[REQUIRED WORK] Search the material for the word "this" and report each line where it turns up.

[STORED RECORDS]
* Start *

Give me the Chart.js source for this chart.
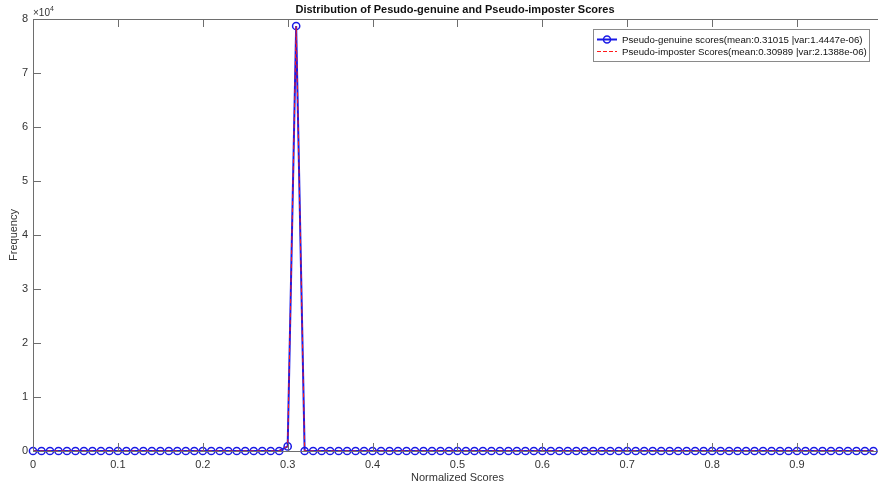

* End *
* Start *

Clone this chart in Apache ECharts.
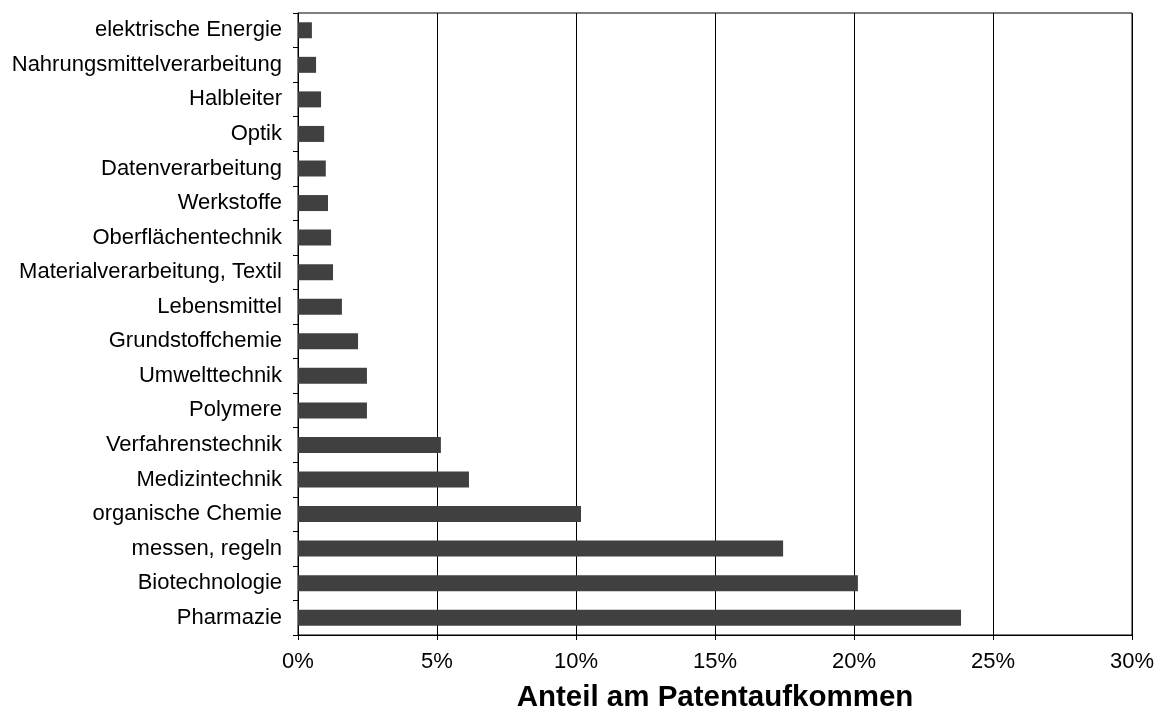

* End *
* Start *

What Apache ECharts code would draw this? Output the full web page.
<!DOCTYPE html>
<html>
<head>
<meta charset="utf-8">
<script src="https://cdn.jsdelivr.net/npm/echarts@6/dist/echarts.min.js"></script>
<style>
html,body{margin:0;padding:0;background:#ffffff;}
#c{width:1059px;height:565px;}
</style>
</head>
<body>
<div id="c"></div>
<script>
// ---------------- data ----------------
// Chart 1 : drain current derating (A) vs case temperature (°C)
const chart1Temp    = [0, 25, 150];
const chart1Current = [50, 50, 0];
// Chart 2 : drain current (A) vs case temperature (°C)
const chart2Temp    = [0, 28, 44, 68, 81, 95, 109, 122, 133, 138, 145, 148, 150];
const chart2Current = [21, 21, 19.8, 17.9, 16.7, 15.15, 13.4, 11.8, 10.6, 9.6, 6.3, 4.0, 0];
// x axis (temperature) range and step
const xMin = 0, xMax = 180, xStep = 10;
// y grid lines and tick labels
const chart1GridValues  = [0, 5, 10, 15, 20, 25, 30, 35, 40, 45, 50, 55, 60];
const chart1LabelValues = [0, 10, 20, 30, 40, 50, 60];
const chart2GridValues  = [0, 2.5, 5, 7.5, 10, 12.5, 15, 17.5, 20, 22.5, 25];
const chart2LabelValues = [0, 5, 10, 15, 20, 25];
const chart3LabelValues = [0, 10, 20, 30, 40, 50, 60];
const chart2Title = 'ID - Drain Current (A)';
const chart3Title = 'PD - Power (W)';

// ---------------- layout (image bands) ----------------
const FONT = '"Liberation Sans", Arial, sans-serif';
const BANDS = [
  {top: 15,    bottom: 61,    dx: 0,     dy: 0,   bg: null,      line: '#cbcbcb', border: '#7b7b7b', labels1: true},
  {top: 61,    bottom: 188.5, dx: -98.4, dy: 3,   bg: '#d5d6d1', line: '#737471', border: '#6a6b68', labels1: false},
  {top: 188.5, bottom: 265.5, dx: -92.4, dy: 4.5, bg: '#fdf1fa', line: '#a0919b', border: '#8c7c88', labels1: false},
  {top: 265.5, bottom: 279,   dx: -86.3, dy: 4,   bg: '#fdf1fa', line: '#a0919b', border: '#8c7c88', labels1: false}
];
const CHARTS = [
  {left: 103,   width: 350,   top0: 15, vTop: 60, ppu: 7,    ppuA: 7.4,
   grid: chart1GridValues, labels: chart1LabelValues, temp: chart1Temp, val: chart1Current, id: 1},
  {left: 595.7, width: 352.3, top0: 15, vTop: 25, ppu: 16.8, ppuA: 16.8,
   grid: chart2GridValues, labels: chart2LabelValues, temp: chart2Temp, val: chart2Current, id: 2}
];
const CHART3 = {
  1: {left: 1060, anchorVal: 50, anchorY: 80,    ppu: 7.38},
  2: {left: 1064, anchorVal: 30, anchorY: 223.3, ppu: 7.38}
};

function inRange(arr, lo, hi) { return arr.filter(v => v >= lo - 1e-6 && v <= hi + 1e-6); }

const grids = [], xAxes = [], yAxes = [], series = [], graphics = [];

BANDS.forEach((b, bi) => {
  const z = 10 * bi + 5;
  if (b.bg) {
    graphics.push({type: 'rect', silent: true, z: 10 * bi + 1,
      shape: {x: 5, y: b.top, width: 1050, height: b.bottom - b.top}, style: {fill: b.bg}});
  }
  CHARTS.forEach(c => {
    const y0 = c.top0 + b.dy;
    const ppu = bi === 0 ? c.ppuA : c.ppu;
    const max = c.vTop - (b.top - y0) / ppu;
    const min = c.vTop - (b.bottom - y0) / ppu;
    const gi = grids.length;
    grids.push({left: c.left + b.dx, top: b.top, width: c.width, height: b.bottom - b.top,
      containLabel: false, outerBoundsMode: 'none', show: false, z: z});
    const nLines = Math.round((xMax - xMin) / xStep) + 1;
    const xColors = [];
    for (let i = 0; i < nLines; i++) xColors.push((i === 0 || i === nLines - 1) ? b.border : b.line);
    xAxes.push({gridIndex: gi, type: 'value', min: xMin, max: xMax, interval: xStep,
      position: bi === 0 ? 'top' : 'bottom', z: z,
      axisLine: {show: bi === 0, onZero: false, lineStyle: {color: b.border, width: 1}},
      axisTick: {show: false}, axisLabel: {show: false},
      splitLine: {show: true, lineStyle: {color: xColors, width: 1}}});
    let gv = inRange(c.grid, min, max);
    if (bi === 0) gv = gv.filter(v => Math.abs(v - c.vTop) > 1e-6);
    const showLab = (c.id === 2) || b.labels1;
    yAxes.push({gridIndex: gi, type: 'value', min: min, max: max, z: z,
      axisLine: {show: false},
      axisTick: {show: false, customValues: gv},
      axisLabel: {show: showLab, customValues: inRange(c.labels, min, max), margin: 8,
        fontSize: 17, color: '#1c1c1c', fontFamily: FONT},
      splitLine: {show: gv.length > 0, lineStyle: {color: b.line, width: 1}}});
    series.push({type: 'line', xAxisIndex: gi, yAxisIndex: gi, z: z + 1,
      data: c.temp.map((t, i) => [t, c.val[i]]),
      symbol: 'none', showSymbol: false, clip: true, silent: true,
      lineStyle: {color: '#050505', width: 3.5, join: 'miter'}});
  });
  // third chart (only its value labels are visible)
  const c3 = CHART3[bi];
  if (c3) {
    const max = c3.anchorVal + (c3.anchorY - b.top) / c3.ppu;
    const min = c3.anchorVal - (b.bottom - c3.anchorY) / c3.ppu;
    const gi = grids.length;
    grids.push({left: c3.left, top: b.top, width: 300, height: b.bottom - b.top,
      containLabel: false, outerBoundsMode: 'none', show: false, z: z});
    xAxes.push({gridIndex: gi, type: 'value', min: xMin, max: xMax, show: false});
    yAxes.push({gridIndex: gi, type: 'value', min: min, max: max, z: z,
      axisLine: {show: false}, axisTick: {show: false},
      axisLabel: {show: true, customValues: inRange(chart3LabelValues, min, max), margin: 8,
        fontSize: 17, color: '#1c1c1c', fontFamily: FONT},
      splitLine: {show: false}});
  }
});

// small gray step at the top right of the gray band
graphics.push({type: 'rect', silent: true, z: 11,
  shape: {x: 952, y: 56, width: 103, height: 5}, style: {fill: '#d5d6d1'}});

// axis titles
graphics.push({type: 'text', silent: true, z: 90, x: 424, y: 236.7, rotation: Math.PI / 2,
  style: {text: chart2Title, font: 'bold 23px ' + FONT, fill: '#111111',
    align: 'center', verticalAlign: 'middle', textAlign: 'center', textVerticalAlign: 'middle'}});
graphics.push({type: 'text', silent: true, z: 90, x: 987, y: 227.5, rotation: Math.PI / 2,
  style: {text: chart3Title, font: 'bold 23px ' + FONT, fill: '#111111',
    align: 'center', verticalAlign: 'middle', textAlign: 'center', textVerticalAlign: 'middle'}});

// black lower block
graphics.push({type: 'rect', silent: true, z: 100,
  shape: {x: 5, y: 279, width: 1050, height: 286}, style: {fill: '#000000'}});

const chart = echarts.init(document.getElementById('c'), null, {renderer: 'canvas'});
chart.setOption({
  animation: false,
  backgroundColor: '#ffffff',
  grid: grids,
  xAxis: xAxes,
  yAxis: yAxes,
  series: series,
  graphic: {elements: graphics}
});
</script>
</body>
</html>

* End *

[TASK OUTPUT]
Give me the Chart.js source for this chart.
Clone this chart in Apache ECharts.
What Apache ECharts code would draw this? Output the full web page.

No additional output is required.